Actress Tilda Swinton had never been in a Manhattan high-rise office building before stepping into the role of Karen Crowder, the “aggressively ambitious” in-house chief counsel for U/North, an agrochemical company on the respondent side of a class-action lawsuit repped by a powerhouse New York firm in “Michael Clayton.”
“Tilda had no prior experience with the person she was playing,” admires writer-director Tony Gilroy of the Scottish actress who is vying for her first Oscar nomination. “The whole thing was a huge mountaineering expedition. It was like Halloween. She responded to the adventure of it all, and her perspective is very much from the outside in. It’s all about the wardrobe. It’s about those pearls that she wears in the film. Finding these accessories were enormously powerful for her. This is how she builds her characters.”
The daughter of a prominent U.K. military family, Swinton often compared her morally compromised character to a soldier, says Gilroy.
“She’s always been fascinated by how ordinary people can do terrible things in the service of something else,” he explains.

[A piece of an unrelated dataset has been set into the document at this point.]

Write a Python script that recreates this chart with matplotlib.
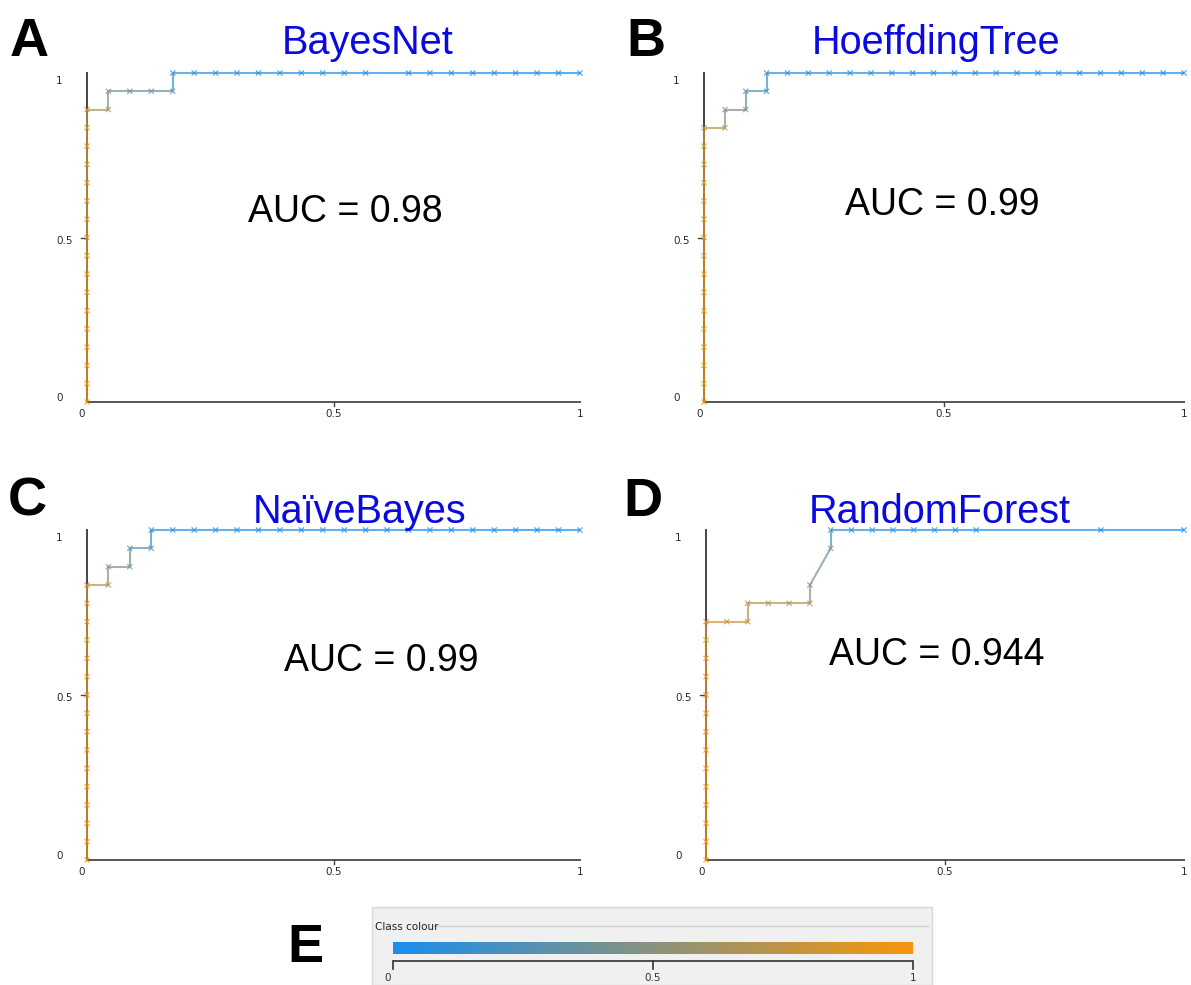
import numpy as np
import matplotlib
matplotlib.use('Agg')
import matplotlib.pyplot as plt
from matplotlib.colors import LinearSegmentedColormap
from matplotlib.collections import LineCollection

W, H = 1191, 985
n_neg = 23
n_pos = 18

# counts of false / true positives along each ROC curve, plus threshold (class colour)
fp_a = [0, 0, 0, 0, 0, 0, 0, 0, 0, 0, 0, 0, 0, 0, 0, 0, 0,
        1, 1, 2, 3, 4, 4, 5, 6, 7, 8, 9, 10, 11, 12, 13, 15, 16, 17, 18, 19, 20, 21, 22, 23]
tp_a = [0, 1, 2, 3, 4, 5, 6, 7, 8, 9, 10, 11, 12, 13, 14, 15, 16,
        16, 17, 17, 17, 17, 18, 18, 18, 18, 18, 18, 18, 18, 18, 18, 18, 18, 18, 18, 18, 18, 18, 18, 18]
thr_a = [1.0, 0.99, 0.98, 0.97, 0.96, 0.95, 0.94, 0.93, 0.92, 0.91, 0.9, 0.89, 0.88, 0.87, 0.86, 0.84, 0.76,
         0.66, 0.45, 0.4, 0.38, 0.35, 0.15, 0.1, 0.09, 0.08, 0.07, 0.06, 0.05, 0.05, 0.04, 0.04, 0.03,
         0.03, 0.02, 0.02, 0.01, 0.01, 0.0, 0.0, 0.0]

fp_b = [0, 0, 0, 0, 0, 0, 0, 0, 0, 0, 0, 0, 0, 0, 0, 0,
        1, 1, 2, 2, 3, 3, 4, 5, 6, 7, 8, 9, 10, 11, 12, 13, 14, 15, 16, 17, 18, 19, 20, 21, 22, 23]
tp_b = [0, 1, 2, 3, 4, 5, 6, 7, 8, 9, 10, 11, 12, 13, 14, 15,
        15, 16, 16, 17, 17, 18, 18, 18, 18, 18, 18, 18, 18, 18, 18, 18, 18, 18, 18, 18, 18, 18, 18, 18, 18, 18]
thr_b = [1.0, 0.99, 0.98, 0.97, 0.96, 0.95, 0.94, 0.93, 0.92, 0.91, 0.9, 0.89, 0.88, 0.87, 0.85, 0.8,
         0.68, 0.5, 0.45, 0.35, 0.3, 0.15, 0.1, 0.09, 0.08, 0.07, 0.06, 0.05, 0.05, 0.04, 0.04, 0.03,
         0.03, 0.02, 0.02, 0.02, 0.01, 0.01, 0.01, 0.0, 0.0, 0.0]

fp_c = [0, 0, 0, 0, 0, 0, 0, 0, 0, 0, 0, 0, 0, 0, 0, 0,
        1, 1, 2, 2, 3, 3, 4, 5, 6, 7, 8, 9, 10, 11, 12, 13, 14, 15, 16, 17, 18, 19, 20, 21, 22, 23]
tp_c = [0, 1, 2, 3, 4, 5, 6, 7, 8, 9, 10, 11, 12, 13, 14, 15,
        15, 16, 16, 17, 17, 18, 18, 18, 18, 18, 18, 18, 18, 18, 18, 18, 18, 18, 18, 18, 18, 18, 18, 18, 18, 18]
thr_c = [1.0, 0.99, 0.98, 0.97, 0.96, 0.95, 0.94, 0.93, 0.92, 0.91, 0.9, 0.89, 0.88, 0.87, 0.85, 0.8,
         0.68, 0.5, 0.45, 0.35, 0.3, 0.15, 0.1, 0.09, 0.08, 0.07, 0.06, 0.05, 0.05, 0.04, 0.04, 0.03,
         0.03, 0.02, 0.02, 0.02, 0.01, 0.01, 0.01, 0.0, 0.0, 0.0]

fp_d = [0, 0, 0, 0, 0, 0, 0, 0, 0, 0, 0, 0, 0, 0,
        1, 2, 2, 3, 4, 5, 5, 6, 6, 7, 8, 9, 10, 11, 12, 13, 19, 23]
tp_d = [0, 1, 2, 3, 4, 5, 6, 7, 8, 9, 10, 11, 12, 13,
        13, 13, 14, 14, 14, 14, 15, 17, 18, 18, 18, 18, 18, 18, 18, 18, 18, 18]
thr_d = [1.0, 0.99, 0.98, 0.97, 0.96, 0.95, 0.94, 0.93, 0.92, 0.91, 0.9, 0.89, 0.88, 0.85,
         0.8, 0.78, 0.72, 0.7, 0.68, 0.66, 0.5, 0.42, 0.2, 0.1, 0.09, 0.08, 0.07, 0.06, 0.05,
         0.04, 0.02, 0.0]

panels = [
    ('A', 'BayesNet', 'AUC = 0.98', fp_a, tp_a, thr_a),
    ('B', 'HoeffdingTree', 'AUC = 0.99', fp_b, tp_b, thr_b),
    ('C', 'NaïveBayes', 'AUC = 0.99', fp_c, tp_c, thr_c),
    ('D', 'RandomForest', 'AUC = 0.944', fp_d, tp_d, thr_d),
]

# pixel layout: (x of 0, x of 1, y of 0, y of 1), letter pos, title pos, auc pos
layout = {
    'A': ((87, 580, 402, 73), (10, 56), (368, 54), (345, 222)),
    'B': ((704, 1184, 402, 73), (626, 56), (936, 54), (942, 215)),
    'C': ((87, 580, 860, 530), (8, 516), (360, 523), (381, 671)),
    'D': ((706, 1184, 860, 530), (623, 516), (940, 523), (937, 665)),
}

cmap = LinearSegmentedColormap.from_list('class_colour', ['#1a8ff0', '#f7960c'])
font = 'Liberation Sans'

fig = plt.figure(figsize=(W / 100, H / 100), dpi=100)


def fx(px):
    return px / W


def fy(py):
    return 1 - py / H


for letter, title, auc, fp, tp, thr in panels:
    (x0, x1, y0, y1), lpos, tpos, apos = layout[letter]
    ax = fig.add_axes([fx(x0), fy(y0), (x1 - x0) / W, (y0 - y1) / H])
    ax.set_xlim(0, 1)
    ax.set_ylim(0, 1)
    ax.axis('off')

    fpr = np.array(fp) / n_neg
    tpr = np.array(tp) / n_pos
    thr = np.array(thr)

    # axes lines and ticks
    ax.plot([0, 1], [0, 0], color='#555555', lw=1.4, clip_on=False, zorder=1)
    ax.plot([0, 0], [0, 1], color='#444444', lw=1.4, clip_on=False, zorder=1)
    ax.plot([0.5, 0.5], [0, -0.012], color='#444444', lw=1.0, clip_on=False)
    ax.plot([0, -0.012], [0.5, 0.5], color='#444444', lw=1.0, clip_on=False)

    dx = 31 / (x1 - x0)
    tick_kw = dict(fontsize=7.5, color='#2a2a2a', clip_on=False, family='DejaVu Sans')
    ax.text(-dx, 0.975, '1', ha='left', va='center', **tick_kw)
    ax.text(-dx, 0.49, '0.5', ha='left', va='center', **tick_kw)
    ax.text(-dx, 0.012, '0', ha='left', va='center', **tick_kw)
    ax.text(-0.01, -0.035, '0', ha='center', va='center', **tick_kw)
    ax.text(0.5, -0.035, '0.5', ha='center', va='center', **tick_kw)
    ax.text(1.0, -0.035, '1', ha='center', va='center', **tick_kw)

    # ROC curve coloured by threshold
    pts = np.column_stack([fpr, tpr])
    segs = np.stack([pts[:-1], pts[1:]], axis=1)
    lc = LineCollection(segs, colors=cmap(thr[1:]), linewidths=1.5, alpha=0.7,
                        zorder=3, clip_on=False)
    ax.add_collection(lc)
    ax.scatter(fpr, tpr, c=thr, cmap=cmap, vmin=0, vmax=1, marker='x', s=14,
               linewidths=0.9, alpha=0.75, zorder=4, clip_on=False)

    fig.text(fx(lpos[0]), fy(lpos[1]), letter, fontsize=39, fontweight='bold',
             family=font, ha='left', va='baseline')
    fig.text(fx(tpos[0]), fy(tpos[1]), title, fontsize=28.5, color='#0a0ae0',
             family=font, ha='center', va='baseline')
    fig.text(fx(apos[0]), fy(apos[1]), auc, fontsize=27, color='black',
             family=font, ha='center', va='baseline')

# panel E: class colour bar
bx0, bx1 = 393, 913
ey_top, ey_bot = 907, 985
ax_e = fig.add_axes([fx(bx0), fy(ey_bot), (bx1 - bx0) / W, (ey_bot - ey_top) / H])
ax_e.set_xlim(0, 1)
ax_e.set_ylim(0, 1)
ax_e.axis('off')


def ey(py):
    return (ey_bot - py) / (ey_bot - ey_top)


def ex(px):
    return (px - bx0) / (bx1 - bx0)


ax_e.add_patch(plt.Rectangle((ex(372), 0), ex(932) - ex(372), 1, facecolor='#f0f0f0',
                             edgecolor='#d8d8d8', lw=1, clip_on=False, zorder=0))
ax_e.plot([ex(432), ex(928)], [ey(926), ey(926)], color='#d0d0d0', lw=1, clip_on=False)
ax_e.text(ex(375), ey(927), 'Class colour', fontsize=7.5, color='#222222',
          ha='left', va='center', clip_on=False, family='DejaVu Sans')
grad = np.linspace(0, 1, 256)[None, :]
ax_e.imshow(grad, cmap=cmap, aspect='auto', extent=[0, 1, ey(954), ey(943)], zorder=2)
ax_e.plot([0, 1], [ey(961), ey(961)], color='#333333', lw=1.2)
for v in [0, 0.5, 1]:
    ax_e.plot([v, v], [ey(961), ey(969)], color='#333333', lw=1.2, clip_on=False)
for v, s in [(-0.01, '0'), (0.5, '0.5'), (1.0, '1')]:
    ax_e.text(v, ey(978), s, fontsize=7.5, color='#333333', ha='center', va='center',
              family='DejaVu Sans')
ax_e.set_xlim(0, 1)
ax_e.set_ylim(0, 1)

fig.text(fx(287), fy(962), 'E', fontsize=39, fontweight='bold', family=font,
         ha='left', va='baseline')

fig.savefig('out.png', dpi=100)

“Tilda really is a filmmaker, and she views herself this way. She comes out of films as a collaborative process, as communal, as tribal. Everything she does is completely different. Her big ambition is to explore. She can do ‘Orlando’ and then ‘The Chronicles of Narnia’ and then ‘Adaptation’ and then say, ‘I can do a film with George (Clooney).’ She has this tremendous amount of freedom. Her whole world is one of creation and of big adventure.”
Next: Swinton has two 2008 films in post-production: The Coen brothers’ latest pic, “Burn After Reading,” in which she again stars opposite George Clooney, and David Fincher’s “The Curious Case of Benjamin Button,” based on the F. Scott Fitzgerald short story.